RALEIGH, N.C. (WTVD) -- There's a big shift in the balance of power coming to North Carolina's State Supreme Court. Next month, a new Republican majority will be sworn in on the state's highest court. And it has triggered concern from some criminal justice reform advocates about the impact on efforts toward more racial equity in the court system.

"I have concern, deep concern for the civil rights of North Carolinians," said attorney Dawn Blagrove, who five months ago, helped convince the Democratic majority on the state Supreme Court to issue a huge decision: ruling life in prison without the possibility of parole violated the state constitution -- if the crime was committed by a child.

The justices ruled that if the offender spent more than 40 years in prison for a crime they committed as a child there must be at least the opportunity for release.

"In North Carolina, at the time, we argued that 91% of all the children sentenced to life without parole were Black," said Blagrove who serves as executive director of criminal justice advocacy nonprofit Emancipate NC. "That decision, however, came with vehement opposition from the Republican minority on the court at the time."

In their dissent, Republican justices accused the Democrats of "judicial activism" -- making decisions based on political affiliation.

Then on Election Day, Republicans flipped the balance of power.
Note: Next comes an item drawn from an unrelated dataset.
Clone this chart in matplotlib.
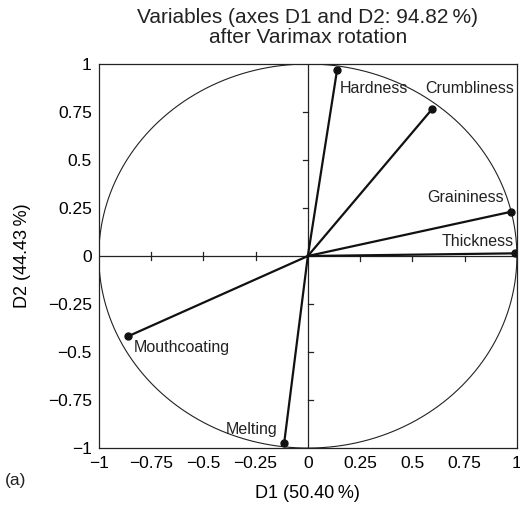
import matplotlib
matplotlib.use('Agg')
import matplotlib.pyplot as plt
import numpy as np

plt.rcParams['font.family'] = ['Liberation Sans', 'DejaVu Sans']
plt.rcParams['text.color'] = '#222222'

# loadings after varimax rotation
variables = ['Hardness', 'Crumbliness', 'Graininess', 'Thickness', 'Mouthcoating', 'Melting']
d1 = [0.14, 0.595, 0.97, 0.99, -0.858, -0.113]
d2 = [0.97, 0.766, 0.23, 0.014, -0.417, -0.972]

# label offsets (points) and alignment
label_pos = {
    'Hardness': (2, -8, 'left', 'top'),
    'Crumbliness': (-5, 9, 'left', 'bottom'),
    'Graininess': (-5, 5, 'right', 'bottom'),
    'Thickness': (-1, 3, 'right', 'bottom'),
    'Mouthcoating': (4, -3, 'left', 'top'),
    'Melting': (-5, 4, 'right', 'bottom'),
}

ticks = [-1, -0.75, -0.5, -0.25, 0, 0.25, 0.5, 0.75, 1]
tick_labels = ['\u22121', '\u22120.75', '\u22120.5', '\u22120.25', '0', '0.25', '0.5', '0.75', '1']

fig = plt.figure(figsize=(5.2, 5.08), dpi=100)
ax = fig.add_axes([0.19, 0.118, 0.804, 0.756])

# correlation circle
t = np.linspace(0, 2 * np.pi, 400)
ax.plot(np.cos(t), np.sin(t), color='#222222', lw=0.8)

# center axes
ax.axhline(0, color='#222222', lw=0.9)
ax.axvline(0, color='#222222', lw=0.9)
tl = 0.025
for v in ticks[1:-1]:
    if v == 0:
        continue
    if v < 0:
        ax.plot([v, v], [-0.02, 0.02], color='#222222', lw=0.9)
        ax.plot([0, tl], [v, v], color='#222222', lw=0.9)
    else:
        ax.plot([v, v], [0, -tl], color='#222222', lw=0.9)
        ax.plot([0, -tl], [v, v], color='#222222', lw=0.9)

# vectors
for name, x, y in zip(variables, d1, d2):
    ax.plot([0, x], [0, y], color='#111111', lw=1.6)
    ax.plot(x, y, 'o', color='#111111', ms=5)
    dx, dy, ha, va = label_pos[name]
    ax.annotate(name, (x, y), xytext=(dx, dy), textcoords='offset points',
                ha=ha, va=va, fontsize=11.5)

ax.set_xlim(-1, 1)
ax.set_ylim(-1, 1)
ax.set_xticks(ticks)
ax.set_xticklabels(tick_labels)
ax.set_yticks(ticks)
ax.set_yticklabels(tick_labels)
ax.tick_params(length=0, labelsize=12.5, pad=5)
ax.tick_params(axis='x', pad=6)
for s in ax.spines.values():
    s.set_linewidth(0.9)
    s.set_color('#222222')

ax.set_xlabel('D1 (50.40\u2009%)', fontsize=13, labelpad=10)
ax.set_ylabel('D2 (44.43\u2009%)', fontsize=13, labelpad=12)
ax.set_title('Variables (axes D1 and D2: 94.82\u2009%)\nafter Varimax rotation',
             fontsize=15, pad=15, linespacing=1.05)
fig.text(0.01, 0.045, '(a)', fontsize=12.5)

fig.savefig('out.png', dpi=100, facecolor='white')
The 4-3 Democratic majority became a 5-2 Republican one.

"There's a strong possibility that with this new majority they will revisit this case as soon as they can and overturn that decision," Blagrove speculated.

Mac McCorkle, a former Democratic political consultant and current professor of the practice at Duke's Sanford School of Public Policy, says the power shift is likely fueled by voter assumptions that Republicans will be tougher on crime.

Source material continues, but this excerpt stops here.